---------- Data section

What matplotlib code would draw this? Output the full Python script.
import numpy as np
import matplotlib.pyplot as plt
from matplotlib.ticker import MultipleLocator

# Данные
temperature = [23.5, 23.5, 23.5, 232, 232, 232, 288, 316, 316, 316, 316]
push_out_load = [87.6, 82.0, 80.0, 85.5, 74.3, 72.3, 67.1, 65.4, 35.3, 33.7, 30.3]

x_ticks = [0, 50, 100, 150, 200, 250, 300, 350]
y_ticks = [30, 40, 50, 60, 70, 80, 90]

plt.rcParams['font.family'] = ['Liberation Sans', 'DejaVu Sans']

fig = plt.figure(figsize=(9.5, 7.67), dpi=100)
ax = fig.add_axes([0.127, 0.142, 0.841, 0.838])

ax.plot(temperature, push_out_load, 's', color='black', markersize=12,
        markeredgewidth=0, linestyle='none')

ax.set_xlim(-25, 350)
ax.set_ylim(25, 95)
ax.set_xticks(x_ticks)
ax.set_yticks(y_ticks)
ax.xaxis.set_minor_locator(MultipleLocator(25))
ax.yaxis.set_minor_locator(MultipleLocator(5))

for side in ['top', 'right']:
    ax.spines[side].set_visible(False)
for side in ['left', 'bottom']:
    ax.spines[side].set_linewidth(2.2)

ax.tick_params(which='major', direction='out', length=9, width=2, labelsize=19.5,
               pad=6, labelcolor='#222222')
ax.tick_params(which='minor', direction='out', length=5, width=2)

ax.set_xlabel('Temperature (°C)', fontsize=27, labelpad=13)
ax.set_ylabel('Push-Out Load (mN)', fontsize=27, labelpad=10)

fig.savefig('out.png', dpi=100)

--------------------

→ Objective
Transcribe the material exactly as it reads.

→ Solved problem
What matplotlib code would draw this? Output the full Python script.
import numpy as np
import matplotlib.pyplot as plt
from matplotlib.ticker import MultipleLocator

# Данные
temperature = [23.5, 23.5, 23.5, 232, 232, 232, 288, 316, 316, 316, 316]
push_out_load = [87.6, 82.0, 80.0, 85.5, 74.3, 72.3, 67.1, 65.4, 35.3, 33.7, 30.3]

x_ticks = [0, 50, 100, 150, 200, 250, 300, 350]
y_ticks = [30, 40, 50, 60, 70, 80, 90]

plt.rcParams['font.family'] = ['Liberation Sans', 'DejaVu Sans']

fig = plt.figure(figsize=(9.5, 7.67), dpi=100)
ax = fig.add_axes([0.127, 0.142, 0.841, 0.838])

ax.plot(temperature, push_out_load, 's', color='black', markersize=12,
        markeredgewidth=0, linestyle='none')

ax.set_xlim(-25, 350)
ax.set_ylim(25, 95)
ax.set_xticks(x_ticks)
ax.set_yticks(y_ticks)
ax.xaxis.set_minor_locator(MultipleLocator(25))
ax.yaxis.set_minor_locator(MultipleLocator(5))

for side in ['top', 'right']:
    ax.spines[side].set_visible(False)
for side in ['left', 'bottom']:
    ax.spines[side].set_linewidth(2.2)

ax.tick_params(which='major', direction='out', length=9, width=2, labelsize=19.5,
               pad=6, labelcolor='#222222')
ax.tick_params(which='minor', direction='out', length=5, width=2)

ax.set_xlabel('Temperature (°C)', fontsize=27, labelpad=13)
ax.set_ylabel('Push-Out Load (mN)', fontsize=27, labelpad=10)

fig.savefig('out.png', dpi=100)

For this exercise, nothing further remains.